* [EXERCISE OBJECTIVE] Copy each line exactly. Drop every picture.

* [DATA SECTION]
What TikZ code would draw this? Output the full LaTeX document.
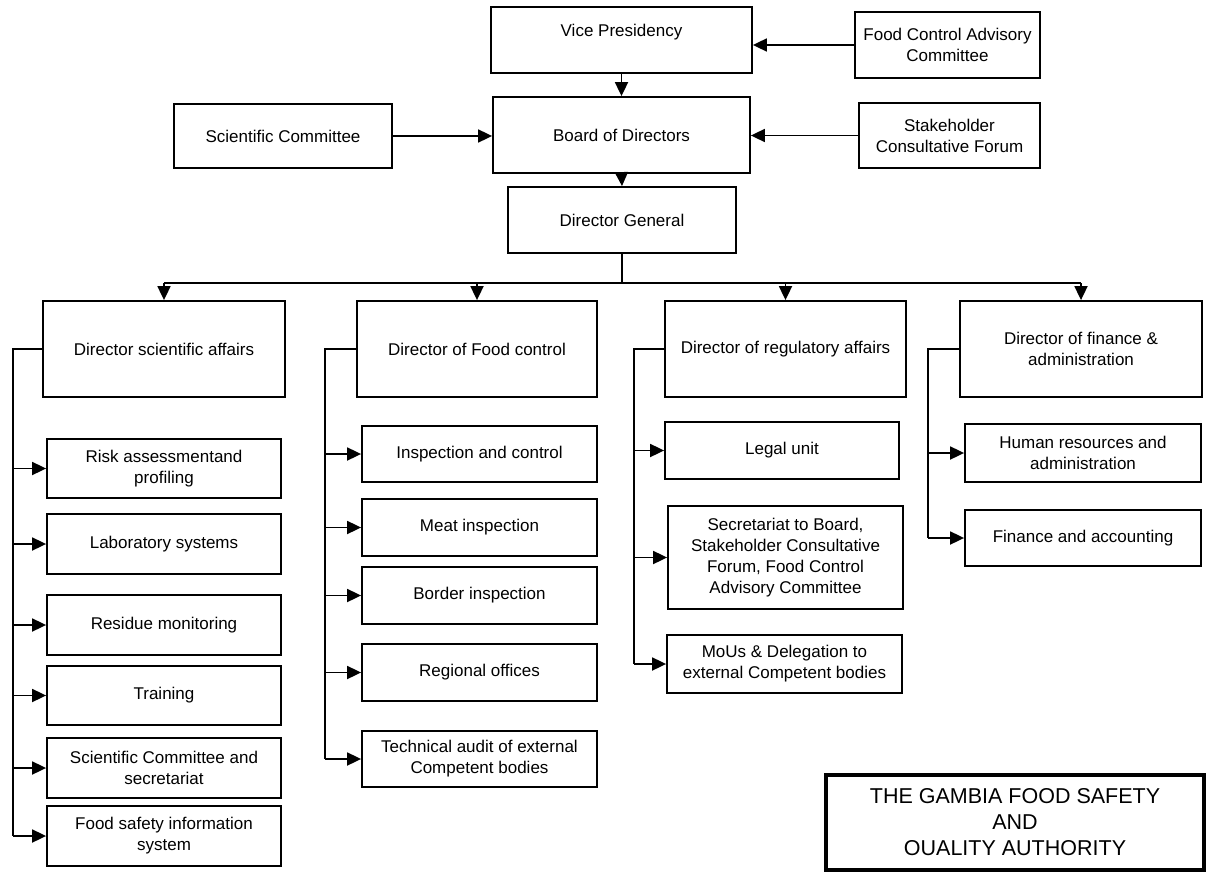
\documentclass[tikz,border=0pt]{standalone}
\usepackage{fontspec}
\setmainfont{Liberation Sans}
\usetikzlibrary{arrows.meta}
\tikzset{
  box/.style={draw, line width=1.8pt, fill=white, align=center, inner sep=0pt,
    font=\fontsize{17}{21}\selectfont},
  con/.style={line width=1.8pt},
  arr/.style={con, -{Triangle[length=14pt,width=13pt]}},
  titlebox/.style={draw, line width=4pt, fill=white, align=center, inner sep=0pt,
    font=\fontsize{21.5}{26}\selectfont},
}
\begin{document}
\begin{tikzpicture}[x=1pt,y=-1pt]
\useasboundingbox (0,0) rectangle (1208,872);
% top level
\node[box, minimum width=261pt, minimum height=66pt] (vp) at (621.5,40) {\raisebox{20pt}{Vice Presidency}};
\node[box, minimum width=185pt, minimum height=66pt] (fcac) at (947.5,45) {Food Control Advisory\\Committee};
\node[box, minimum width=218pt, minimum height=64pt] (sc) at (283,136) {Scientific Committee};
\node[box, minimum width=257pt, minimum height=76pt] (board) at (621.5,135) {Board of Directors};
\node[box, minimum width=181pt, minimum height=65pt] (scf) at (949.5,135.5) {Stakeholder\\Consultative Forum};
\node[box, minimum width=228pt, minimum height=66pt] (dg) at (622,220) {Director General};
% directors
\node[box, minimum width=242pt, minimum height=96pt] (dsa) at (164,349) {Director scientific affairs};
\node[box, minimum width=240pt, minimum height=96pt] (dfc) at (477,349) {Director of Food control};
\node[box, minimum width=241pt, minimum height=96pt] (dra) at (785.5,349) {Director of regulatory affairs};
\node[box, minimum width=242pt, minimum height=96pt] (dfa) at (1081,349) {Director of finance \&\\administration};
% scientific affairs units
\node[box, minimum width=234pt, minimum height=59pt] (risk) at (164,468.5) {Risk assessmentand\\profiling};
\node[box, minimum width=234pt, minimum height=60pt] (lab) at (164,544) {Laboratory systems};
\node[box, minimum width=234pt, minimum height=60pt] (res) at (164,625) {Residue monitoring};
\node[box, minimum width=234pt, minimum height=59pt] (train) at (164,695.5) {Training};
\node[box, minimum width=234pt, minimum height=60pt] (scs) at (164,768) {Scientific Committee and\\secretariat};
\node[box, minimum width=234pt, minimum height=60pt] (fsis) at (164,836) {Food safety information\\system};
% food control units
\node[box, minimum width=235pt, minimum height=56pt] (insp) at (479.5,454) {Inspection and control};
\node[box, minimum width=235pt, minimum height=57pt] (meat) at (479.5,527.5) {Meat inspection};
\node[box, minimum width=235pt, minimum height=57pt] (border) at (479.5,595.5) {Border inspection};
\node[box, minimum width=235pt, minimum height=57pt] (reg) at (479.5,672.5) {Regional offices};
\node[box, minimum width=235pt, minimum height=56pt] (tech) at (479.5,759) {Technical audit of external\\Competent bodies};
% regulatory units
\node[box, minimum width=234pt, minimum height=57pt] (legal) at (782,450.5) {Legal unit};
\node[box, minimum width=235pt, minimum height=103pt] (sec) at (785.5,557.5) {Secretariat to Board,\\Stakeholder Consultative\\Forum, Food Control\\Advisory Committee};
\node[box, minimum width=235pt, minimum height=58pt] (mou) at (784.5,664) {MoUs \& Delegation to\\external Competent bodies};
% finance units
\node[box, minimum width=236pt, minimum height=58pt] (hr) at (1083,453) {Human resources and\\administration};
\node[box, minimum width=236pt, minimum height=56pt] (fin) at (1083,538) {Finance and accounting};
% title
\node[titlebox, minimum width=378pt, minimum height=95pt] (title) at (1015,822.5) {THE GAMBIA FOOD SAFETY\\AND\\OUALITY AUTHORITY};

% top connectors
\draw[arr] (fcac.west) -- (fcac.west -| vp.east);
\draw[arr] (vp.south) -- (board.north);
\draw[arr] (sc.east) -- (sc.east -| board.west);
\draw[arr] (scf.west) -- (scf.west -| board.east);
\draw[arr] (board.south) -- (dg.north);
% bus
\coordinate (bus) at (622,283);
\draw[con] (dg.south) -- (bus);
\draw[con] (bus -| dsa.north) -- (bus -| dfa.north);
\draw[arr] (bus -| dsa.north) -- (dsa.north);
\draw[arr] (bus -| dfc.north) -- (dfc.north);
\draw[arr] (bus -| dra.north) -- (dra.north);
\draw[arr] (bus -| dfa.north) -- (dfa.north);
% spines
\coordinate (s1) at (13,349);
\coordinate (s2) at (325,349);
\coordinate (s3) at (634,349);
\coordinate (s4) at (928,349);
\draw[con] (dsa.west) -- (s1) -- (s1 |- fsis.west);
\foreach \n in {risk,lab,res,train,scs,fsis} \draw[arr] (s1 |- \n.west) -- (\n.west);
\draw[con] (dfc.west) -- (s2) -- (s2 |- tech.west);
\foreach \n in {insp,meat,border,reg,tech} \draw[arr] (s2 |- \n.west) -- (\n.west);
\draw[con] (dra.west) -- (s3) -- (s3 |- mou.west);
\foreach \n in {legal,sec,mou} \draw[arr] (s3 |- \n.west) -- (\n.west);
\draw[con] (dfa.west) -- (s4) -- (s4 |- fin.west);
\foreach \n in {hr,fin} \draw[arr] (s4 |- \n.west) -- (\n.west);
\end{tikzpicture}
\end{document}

* [RESULT FOR THIS EXERCISE]
What TikZ code would draw this? Output the full LaTeX document.
\documentclass[tikz,border=0pt]{standalone}
\usepackage{fontspec}
\setmainfont{Liberation Sans}
\usetikzlibrary{arrows.meta}
\tikzset{
  box/.style={draw, line width=1.8pt, fill=white, align=center, inner sep=0pt,
    font=\fontsize{17}{21}\selectfont},
  con/.style={line width=1.8pt},
  arr/.style={con, -{Triangle[length=14pt,width=13pt]}},
  titlebox/.style={draw, line width=4pt, fill=white, align=center, inner sep=0pt,
    font=\fontsize{21.5}{26}\selectfont},
}
\begin{document}
\begin{tikzpicture}[x=1pt,y=-1pt]
\useasboundingbox (0,0) rectangle (1208,872);
% top level
\node[box, minimum width=261pt, minimum height=66pt] (vp) at (621.5,40) {\raisebox{20pt}{Vice Presidency}};
\node[box, minimum width=185pt, minimum height=66pt] (fcac) at (947.5,45) {Food Control Advisory\\Committee};
\node[box, minimum width=218pt, minimum height=64pt] (sc) at (283,136) {Scientific Committee};
\node[box, minimum width=257pt, minimum height=76pt] (board) at (621.5,135) {Board of Directors};
\node[box, minimum width=181pt, minimum height=65pt] (scf) at (949.5,135.5) {Stakeholder\\Consultative Forum};
\node[box, minimum width=228pt, minimum height=66pt] (dg) at (622,220) {Director General};
% directors
\node[box, minimum width=242pt, minimum height=96pt] (dsa) at (164,349) {Director scientific affairs};
\node[box, minimum width=240pt, minimum height=96pt] (dfc) at (477,349) {Director of Food control};
\node[box, minimum width=241pt, minimum height=96pt] (dra) at (785.5,349) {Director of regulatory affairs};
\node[box, minimum width=242pt, minimum height=96pt] (dfa) at (1081,349) {Director of finance \&\\administration};
% scientific affairs units
\node[box, minimum width=234pt, minimum height=59pt] (risk) at (164,468.5) {Risk assessmentand\\profiling};
\node[box, minimum width=234pt, minimum height=60pt] (lab) at (164,544) {Laboratory systems};
\node[box, minimum width=234pt, minimum height=60pt] (res) at (164,625) {Residue monitoring};
\node[box, minimum width=234pt, minimum height=59pt] (train) at (164,695.5) {Training};
\node[box, minimum width=234pt, minimum height=60pt] (scs) at (164,768) {Scientific Committee and\\secretariat};
\node[box, minimum width=234pt, minimum height=60pt] (fsis) at (164,836) {Food safety information\\system};
% food control units
\node[box, minimum width=235pt, minimum height=56pt] (insp) at (479.5,454) {Inspection and control};
\node[box, minimum width=235pt, minimum height=57pt] (meat) at (479.5,527.5) {Meat inspection};
\node[box, minimum width=235pt, minimum height=57pt] (border) at (479.5,595.5) {Border inspection};
\node[box, minimum width=235pt, minimum height=57pt] (reg) at (479.5,672.5) {Regional offices};
\node[box, minimum width=235pt, minimum height=56pt] (tech) at (479.5,759) {Technical audit of external\\Competent bodies};
% regulatory units
\node[box, minimum width=234pt, minimum height=57pt] (legal) at (782,450.5) {Legal unit};
\node[box, minimum width=235pt, minimum height=103pt] (sec) at (785.5,557.5) {Secretariat to Board,\\Stakeholder Consultative\\Forum, Food Control\\Advisory Committee};
\node[box, minimum width=235pt, minimum height=58pt] (mou) at (784.5,664) {MoUs \& Delegation to\\external Competent bodies};
% finance units
\node[box, minimum width=236pt, minimum height=58pt] (hr) at (1083,453) {Human resources and\\administration};
\node[box, minimum width=236pt, minimum height=56pt] (fin) at (1083,538) {Finance and accounting};
% title
\node[titlebox, minimum width=378pt, minimum height=95pt] (title) at (1015,822.5) {THE GAMBIA FOOD SAFETY\\AND\\OUALITY AUTHORITY};

% top connectors
\draw[arr] (fcac.west) -- (fcac.west -| vp.east);
\draw[arr] (vp.south) -- (board.north);
\draw[arr] (sc.east) -- (sc.east -| board.west);
\draw[arr] (scf.west) -- (scf.west -| board.east);
\draw[arr] (board.south) -- (dg.north);
% bus
\coordinate (bus) at (622,283);
\draw[con] (dg.south) -- (bus);
\draw[con] (bus -| dsa.north) -- (bus -| dfa.north);
\draw[arr] (bus -| dsa.north) -- (dsa.north);
\draw[arr] (bus -| dfc.north) -- (dfc.north);
\draw[arr] (bus -| dra.north) -- (dra.north);
\draw[arr] (bus -| dfa.north) -- (dfa.north);
% spines
\coordinate (s1) at (13,349);
\coordinate (s2) at (325,349);
\coordinate (s3) at (634,349);
\coordinate (s4) at (928,349);
\draw[con] (dsa.west) -- (s1) -- (s1 |- fsis.west);
\foreach \n in {risk,lab,res,train,scs,fsis} \draw[arr] (s1 |- \n.west) -- (\n.west);
\draw[con] (dfc.west) -- (s2) -- (s2 |- tech.west);
\foreach \n in {insp,meat,border,reg,tech} \draw[arr] (s2 |- \n.west) -- (\n.west);
\draw[con] (dra.west) -- (s3) -- (s3 |- mou.west);
\foreach \n in {legal,sec,mou} \draw[arr] (s3 |- \n.west) -- (\n.west);
\draw[con] (dfa.west) -- (s4) -- (s4 |- fin.west);
\foreach \n in {hr,fin} \draw[arr] (s4 |- \n.west) -- (\n.west);
\end{tikzpicture}
\end{document}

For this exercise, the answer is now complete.